Applying these standards to the complaint before us, plaintiff’s allegation regarding the City’s “grossly inadequate training” of its officers fails because it lacks the requisite specificity under Monell, Tuttle, Harris, and the other cases we have cited. Likewise, plaintiff’s allegation that the City was required to train and control its police officers is deficient because it does not focus upon the adequacy of the program and whether that program can justifiably be said to represent city policy. Finally, plaintiff’s complaint is barren of any facts which raise the inference that City officials acted with “deliberate indifference” or that they knew or should have known that the City’s police training program posed a substantial risk that its officers would abuse their power to use deadly force when dealing with suspected criminals. Accordingly, Count II of plaintiff’s complaint cannot withstand the City’s motion to dismiss.
V. Conclusion
For the reasons outlined, this Court rejects the Magistrate’s Report and Recommendation, sustains the City objections, and grants the City’s motion to dismiss Count II of plaintiff’s complaint.

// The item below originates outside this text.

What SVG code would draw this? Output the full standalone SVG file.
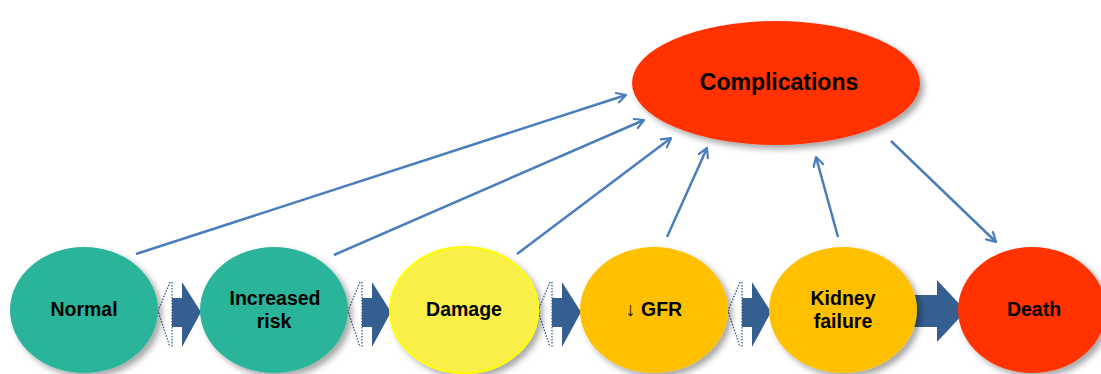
<svg xmlns="http://www.w3.org/2000/svg" width="1101" height="374" viewBox="0 0 1101 374">
<style>
.lbl{font-family:"Liberation Sans",Arial,sans-serif;font-weight:bold;font-size:19.5px;fill:#000;text-anchor:middle}
.big{font-size:23px}
.thin{stroke:#4a7ebb;stroke-width:2.5;fill:none;marker-end:url(#open)}
.blk{fill:#365f91}
.dot{fill:none;stroke:#365f91;stroke-width:1.3;stroke-dasharray:1.5 1.5}
</style>
<defs>
<marker id="open" viewBox="0 0 12 12" refX="10" refY="6" markerWidth="12" markerHeight="12" markerUnits="userSpaceOnUse" orient="auto">
<path d="M1,1 L10,6 L1,11" fill="none" stroke="#4a7ebb" stroke-width="2.2" stroke-linecap="round" stroke-linejoin="round"/>
</marker>
<filter id="sh" x="-20%" y="-20%" width="150%" height="150%">
<feGaussianBlur in="SourceAlpha" stdDeviation="3"/>
<feOffset dx="4" dy="4" result="b"/>
<feComponentTransfer><feFuncA type="linear" slope="0.35"/></feComponentTransfer>
<feMerge><feMergeNode/><feMergeNode in="SourceGraphic"/></feMerge>
</filter>
</defs>
<g id="connectors">
<line class="thin" x1="136" y1="254" x2="626" y2="95"/>
<line class="thin" x1="334" y1="255" x2="644" y2="120"/>
<line class="thin" x1="517" y1="254" x2="671" y2="138"/>
<line class="thin" x1="667" y1="237" x2="707" y2="148"/>
<line class="thin" x1="838" y1="237" x2="816" y2="157"/>
<line class="thin" x1="891" y1="141" x2="996" y2="242"/>
<g id="block1"><path class="dot" d="M170,282 L158,311 L170,347 M172,282 L172,347"/><path class="blk" d="M172,298 H182 V282 L201,312 L182,347 V327 H172 Z"/></g>
<g id="block2"><path class="dot" d="M360,282 L348,311 L360,347 M362,282 L362,347"/><path class="blk" d="M362,298 H372 V282 L391,312 L372,347 V327 H362 Z"/></g>
<g id="block3"><path class="dot" d="M550,282 L538,311 L550,347 M552,282 L552,347"/><path class="blk" d="M552,298 H562 V282 L581,312 L562,347 V327 H552 Z"/></g>
<g id="block4"><path class="dot" d="M740,282 L728,311 L740,347 M742,282 L742,347"/><path class="blk" d="M742,298 H752 V282 L771,312 L752,347 V327 H742 Z"/></g>
<g id="block5"><path class="blk" d="M910,295 H937 V280 L966,311 L937,342 V327 H910 Z"/></g>
</g>
<g id="normal"><ellipse cx="84" cy="310" rx="74" ry="63" fill="#2bb59b" filter="url(#sh)"/><text class="lbl" x="84" y="316">Normal</text></g>
<g id="increased"><ellipse cx="274" cy="310" rx="74" ry="63" fill="#2bb59b" filter="url(#sh)"/><text class="lbl" x="275" y="305">Increased</text><text class="lbl" x="274" y="328">risk</text></g>
<g id="damage"><ellipse cx="464" cy="310" rx="74" ry="63" fill="#f9ef4a" stroke="#ffff00" stroke-width="2" filter="url(#sh)"/><text class="lbl" x="464" y="316">Damage</text></g>
<g id="gfr"><ellipse cx="654" cy="310" rx="74" ry="63" fill="#ffc000" filter="url(#sh)"/><text class="lbl" x="654" y="316">↓ GFR</text></g>
<g id="kidney"><ellipse cx="843" cy="310" rx="74" ry="63" fill="#ffc000" filter="url(#sh)"/><text class="lbl" x="843" y="305">Kidney</text><text class="lbl" x="843" y="328">failure</text></g>
<g id="death"><ellipse cx="1032" cy="310" rx="74" ry="63" fill="#ff3300" filter="url(#sh)"/><text class="lbl" x="1034" y="316">Death</text></g>
<g id="complications"><ellipse cx="776" cy="83" rx="144" ry="62" fill="#ff3300" filter="url(#sh)"/><text class="lbl big" x="779" y="90">Complications</text></g>
</svg>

. In her underlying brief in opposition to the City’s motion to dismiss, plaintiff attempts to distinguish Tuttle from her case. Essentially, plaintiff argues that Tuttle is inapplicable to this case because Tuttle sets forth the standard of proof, as opposed to a standard of pleading, a viable claim against a municipality under Section 1983. We disagree. Although the Supreme Court reversed Tuttle following a full trial on the merits and, therefore, the Court’s discussion focused on the proper standard of proof, the Court nonetheless made it clear that "[tjhere must at least be an affirmative link between the training inadequacies alleged, and the particular constitutional violation at issue” to satisfy the policy or custom requirement of Monell. Tuttle, 471 U.S. at 824 n. 8, 105 S.Ct. at 2436 n. 8. The same principle applies with equal force to Taylor’s case.
. We remain unpersuaded by the argument, summarized in footnote 2 of the Magistrate's Report and Recommendation, that because both officers shot at Taylor, the officers' action cannot be characterized as “a single incident.”